## Instructions to follow
Among the lines of the listing below, retype exactly those from the one containing "Recreate this image" through the one containing "from bokeh.resources import INLINE", both included. Do not include pictures.

## Stored records
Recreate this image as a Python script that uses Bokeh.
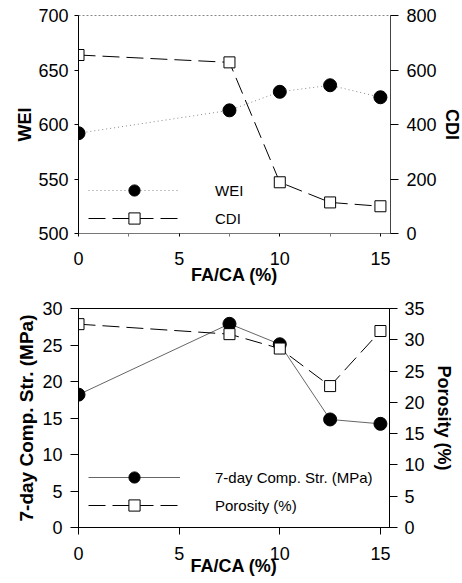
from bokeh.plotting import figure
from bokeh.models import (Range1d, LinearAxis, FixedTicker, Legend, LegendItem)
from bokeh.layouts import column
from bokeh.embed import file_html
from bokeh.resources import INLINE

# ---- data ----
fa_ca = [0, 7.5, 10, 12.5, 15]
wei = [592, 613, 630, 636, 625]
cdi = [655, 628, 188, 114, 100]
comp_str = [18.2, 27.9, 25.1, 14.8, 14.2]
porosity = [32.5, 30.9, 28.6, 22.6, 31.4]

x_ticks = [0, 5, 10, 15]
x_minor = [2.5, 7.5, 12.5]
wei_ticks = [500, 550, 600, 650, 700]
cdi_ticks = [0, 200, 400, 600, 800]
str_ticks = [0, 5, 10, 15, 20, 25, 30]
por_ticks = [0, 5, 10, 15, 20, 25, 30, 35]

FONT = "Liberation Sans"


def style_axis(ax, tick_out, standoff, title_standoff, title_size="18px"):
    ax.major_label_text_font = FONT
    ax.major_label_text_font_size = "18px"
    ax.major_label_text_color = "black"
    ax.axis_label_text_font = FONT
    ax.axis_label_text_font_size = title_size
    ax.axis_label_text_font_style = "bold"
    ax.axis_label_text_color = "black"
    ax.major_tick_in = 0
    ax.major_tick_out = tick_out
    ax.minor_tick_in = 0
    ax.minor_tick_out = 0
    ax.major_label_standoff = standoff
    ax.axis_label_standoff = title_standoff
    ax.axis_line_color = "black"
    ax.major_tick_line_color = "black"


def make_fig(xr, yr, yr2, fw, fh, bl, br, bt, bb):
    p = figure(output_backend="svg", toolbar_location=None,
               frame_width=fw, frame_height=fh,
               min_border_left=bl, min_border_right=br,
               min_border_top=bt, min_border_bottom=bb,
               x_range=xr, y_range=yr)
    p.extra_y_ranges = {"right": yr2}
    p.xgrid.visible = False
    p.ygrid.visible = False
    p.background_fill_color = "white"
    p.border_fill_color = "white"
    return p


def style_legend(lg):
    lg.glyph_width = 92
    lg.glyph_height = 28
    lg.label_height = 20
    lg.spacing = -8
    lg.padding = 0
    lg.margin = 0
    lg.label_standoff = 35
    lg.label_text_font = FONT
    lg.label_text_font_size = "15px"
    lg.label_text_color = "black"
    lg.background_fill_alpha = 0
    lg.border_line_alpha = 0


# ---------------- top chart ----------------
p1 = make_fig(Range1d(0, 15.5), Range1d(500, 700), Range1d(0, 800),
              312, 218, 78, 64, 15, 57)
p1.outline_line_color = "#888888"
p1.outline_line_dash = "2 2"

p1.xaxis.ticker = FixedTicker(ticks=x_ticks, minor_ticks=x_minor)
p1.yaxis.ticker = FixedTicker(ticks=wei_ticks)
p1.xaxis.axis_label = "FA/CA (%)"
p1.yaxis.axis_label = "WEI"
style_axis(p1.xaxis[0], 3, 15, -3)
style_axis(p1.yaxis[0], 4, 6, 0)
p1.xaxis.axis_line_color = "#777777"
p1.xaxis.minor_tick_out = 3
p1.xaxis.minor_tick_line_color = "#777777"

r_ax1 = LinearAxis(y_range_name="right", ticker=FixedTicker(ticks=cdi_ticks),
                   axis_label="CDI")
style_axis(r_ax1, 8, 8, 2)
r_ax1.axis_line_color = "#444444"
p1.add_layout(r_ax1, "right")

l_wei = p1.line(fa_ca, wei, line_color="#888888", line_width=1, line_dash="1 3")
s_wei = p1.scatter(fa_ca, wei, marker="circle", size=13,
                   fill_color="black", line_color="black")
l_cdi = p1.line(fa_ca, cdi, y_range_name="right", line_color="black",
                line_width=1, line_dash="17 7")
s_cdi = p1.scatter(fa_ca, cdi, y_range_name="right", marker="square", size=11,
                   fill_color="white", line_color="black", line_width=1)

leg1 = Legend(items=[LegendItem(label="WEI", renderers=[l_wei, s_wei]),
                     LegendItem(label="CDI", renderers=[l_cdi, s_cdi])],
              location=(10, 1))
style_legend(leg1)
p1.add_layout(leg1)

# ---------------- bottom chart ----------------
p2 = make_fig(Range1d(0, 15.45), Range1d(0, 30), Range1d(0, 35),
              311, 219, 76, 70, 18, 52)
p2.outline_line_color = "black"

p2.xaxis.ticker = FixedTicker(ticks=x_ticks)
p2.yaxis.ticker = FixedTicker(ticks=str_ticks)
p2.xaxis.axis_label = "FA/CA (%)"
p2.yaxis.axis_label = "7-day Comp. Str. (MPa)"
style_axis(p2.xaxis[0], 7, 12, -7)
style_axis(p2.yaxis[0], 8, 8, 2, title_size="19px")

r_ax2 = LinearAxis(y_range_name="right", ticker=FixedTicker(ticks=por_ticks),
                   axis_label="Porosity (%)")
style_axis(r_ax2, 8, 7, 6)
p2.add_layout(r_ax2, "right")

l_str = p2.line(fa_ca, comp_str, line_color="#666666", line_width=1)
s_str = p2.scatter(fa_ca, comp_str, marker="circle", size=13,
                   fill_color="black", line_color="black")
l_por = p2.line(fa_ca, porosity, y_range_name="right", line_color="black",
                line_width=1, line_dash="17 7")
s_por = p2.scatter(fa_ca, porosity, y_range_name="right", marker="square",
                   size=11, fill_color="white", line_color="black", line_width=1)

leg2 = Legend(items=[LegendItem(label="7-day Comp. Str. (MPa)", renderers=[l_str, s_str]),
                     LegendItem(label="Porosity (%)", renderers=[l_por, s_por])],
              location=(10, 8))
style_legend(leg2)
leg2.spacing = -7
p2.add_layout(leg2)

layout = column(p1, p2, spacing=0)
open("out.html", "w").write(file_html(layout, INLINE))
* * *
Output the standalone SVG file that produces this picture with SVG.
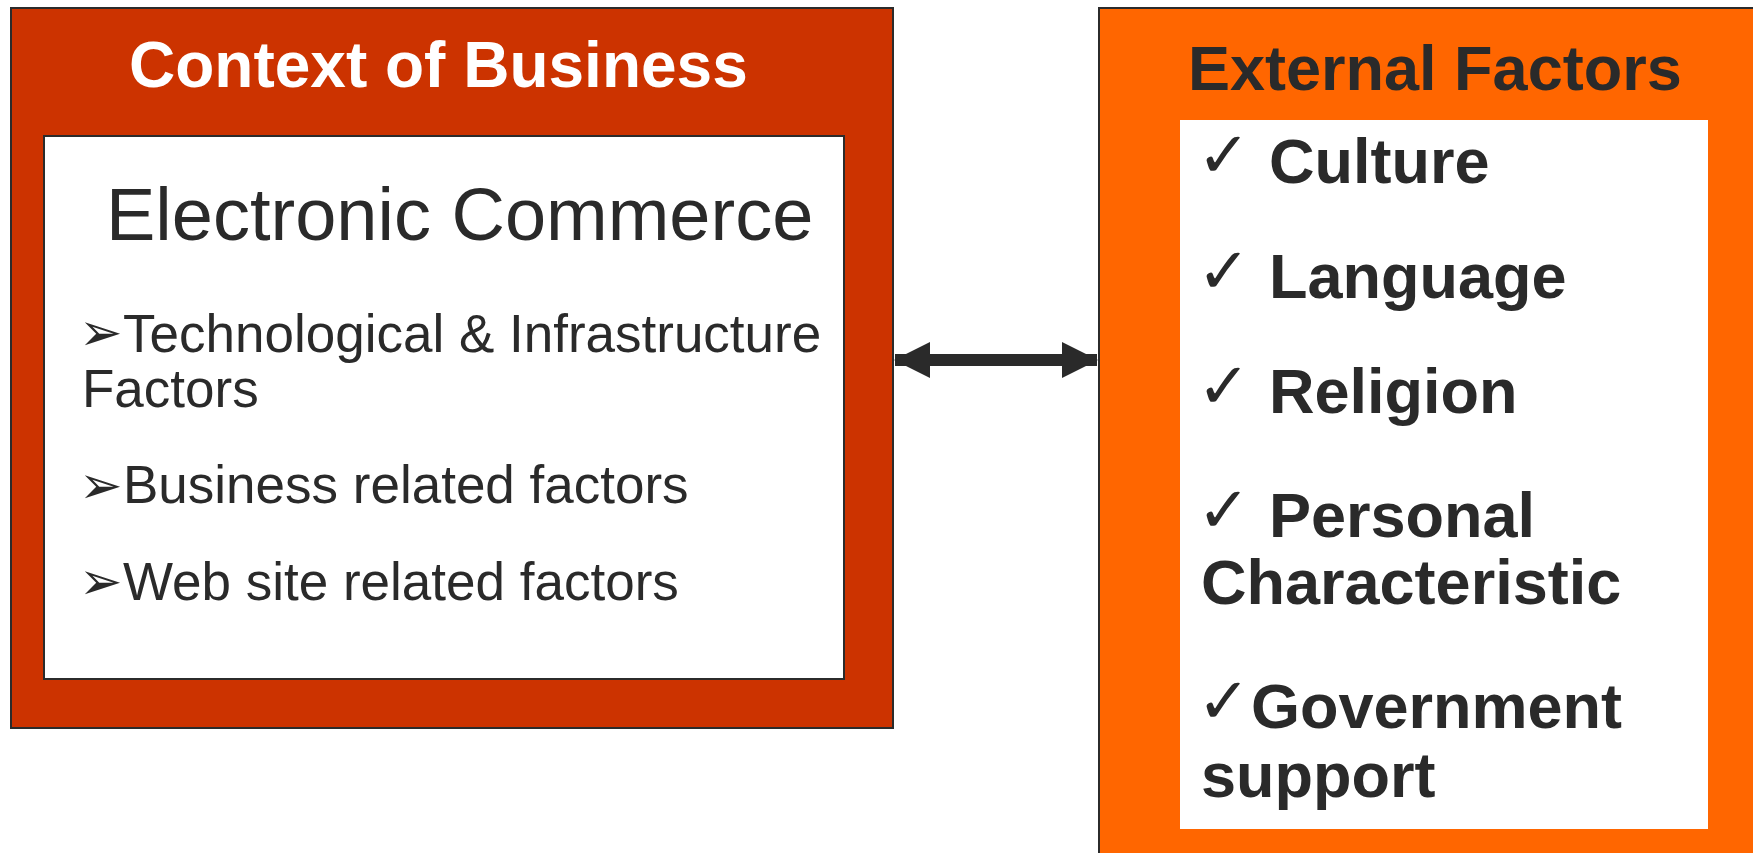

## Solution below
Recreate this image as a Python script that uses Bokeh.
from bokeh.plotting import figure
from bokeh.models import (Range1d, LinearAxis, FixedTicker, Legend, LegendItem)
from bokeh.layouts import column
from bokeh.embed import file_html
from bokeh.resources import INLINE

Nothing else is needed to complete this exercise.